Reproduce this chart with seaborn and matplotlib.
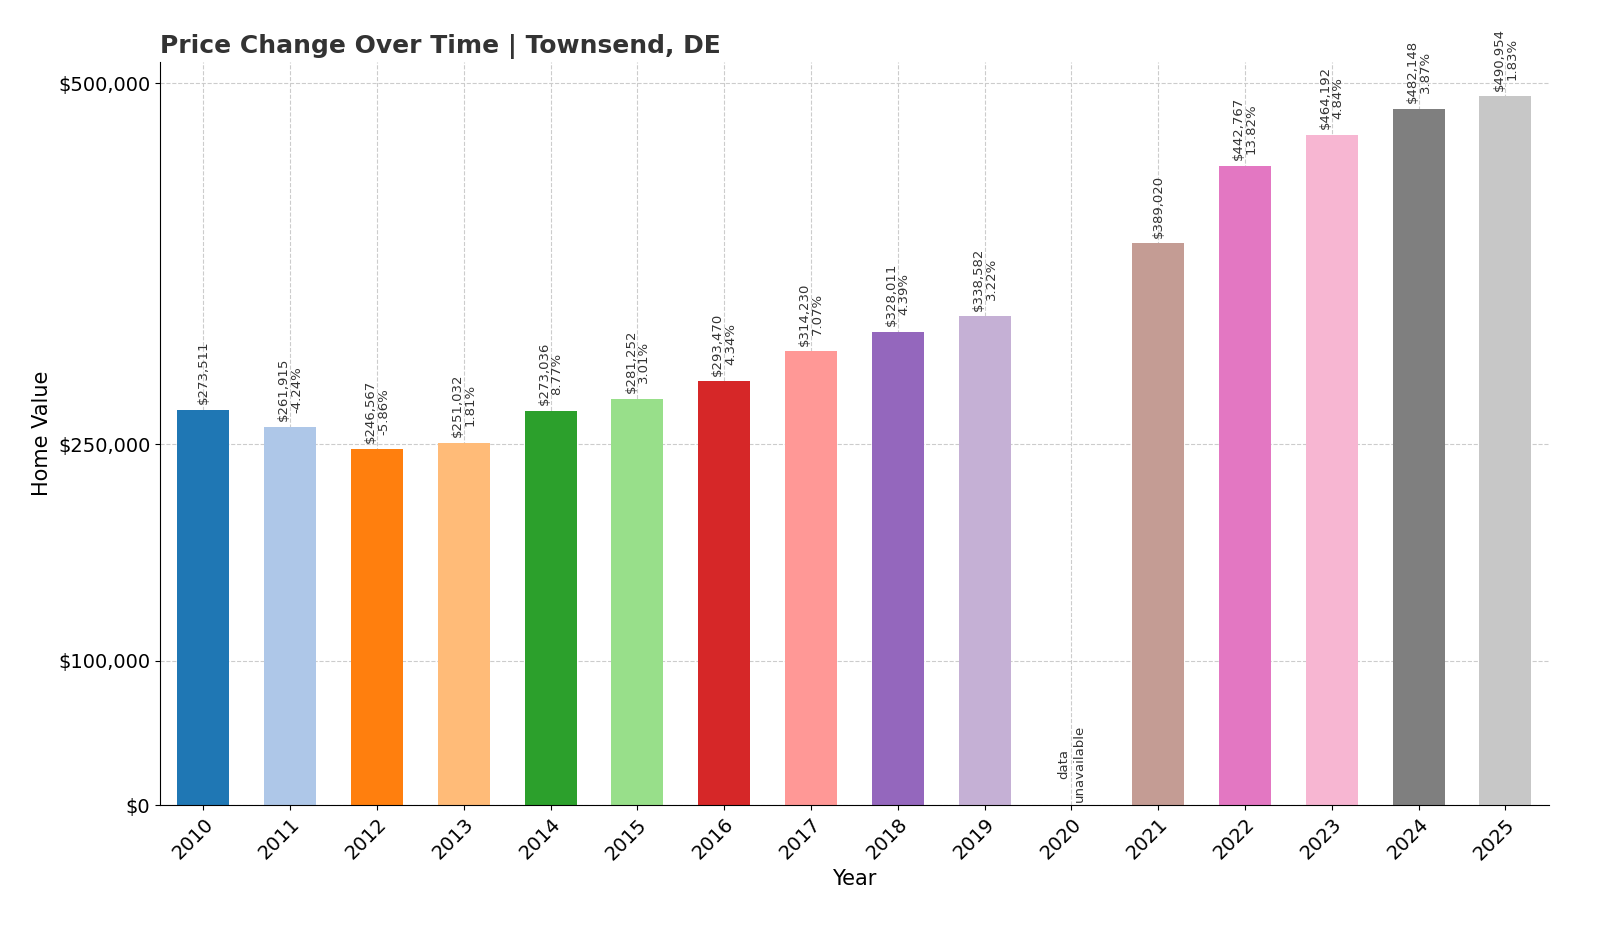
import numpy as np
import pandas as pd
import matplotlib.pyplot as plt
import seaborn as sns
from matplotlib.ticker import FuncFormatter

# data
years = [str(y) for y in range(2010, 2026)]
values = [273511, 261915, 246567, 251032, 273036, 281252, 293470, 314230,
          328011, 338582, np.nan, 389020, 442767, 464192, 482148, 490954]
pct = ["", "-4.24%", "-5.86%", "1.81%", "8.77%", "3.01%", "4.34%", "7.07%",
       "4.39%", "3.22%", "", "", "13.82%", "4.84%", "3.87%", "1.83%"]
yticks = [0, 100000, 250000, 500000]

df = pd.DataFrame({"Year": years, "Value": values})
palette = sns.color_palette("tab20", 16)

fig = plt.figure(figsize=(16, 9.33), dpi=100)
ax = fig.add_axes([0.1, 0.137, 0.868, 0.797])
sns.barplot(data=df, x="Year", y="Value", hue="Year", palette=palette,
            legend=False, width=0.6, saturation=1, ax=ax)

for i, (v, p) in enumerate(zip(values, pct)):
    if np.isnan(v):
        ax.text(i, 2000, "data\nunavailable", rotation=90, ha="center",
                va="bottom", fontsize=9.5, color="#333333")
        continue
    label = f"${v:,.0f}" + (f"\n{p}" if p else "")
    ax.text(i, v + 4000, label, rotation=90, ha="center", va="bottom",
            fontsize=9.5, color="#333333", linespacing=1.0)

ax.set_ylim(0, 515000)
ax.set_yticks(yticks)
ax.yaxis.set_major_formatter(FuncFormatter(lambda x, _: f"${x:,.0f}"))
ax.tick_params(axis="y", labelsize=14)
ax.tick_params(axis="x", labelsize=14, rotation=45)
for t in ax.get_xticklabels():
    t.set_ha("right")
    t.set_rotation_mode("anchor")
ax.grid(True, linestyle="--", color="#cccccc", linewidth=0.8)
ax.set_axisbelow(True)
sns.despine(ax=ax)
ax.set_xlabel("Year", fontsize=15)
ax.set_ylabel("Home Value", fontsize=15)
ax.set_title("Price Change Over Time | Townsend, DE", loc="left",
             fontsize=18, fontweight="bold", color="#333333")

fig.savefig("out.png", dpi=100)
-=-=-
■ **Exercise**
Give again, exactly, the lines from the start of the data through the one holding "from matplotlib.ticker import FuncFormatter"; omit the pictures.

■ **Task answer**
Reproduce this chart with seaborn and matplotlib.
import numpy as np
import pandas as pd
import matplotlib.pyplot as plt
import seaborn as sns
from matplotlib.ticker import FuncFormatter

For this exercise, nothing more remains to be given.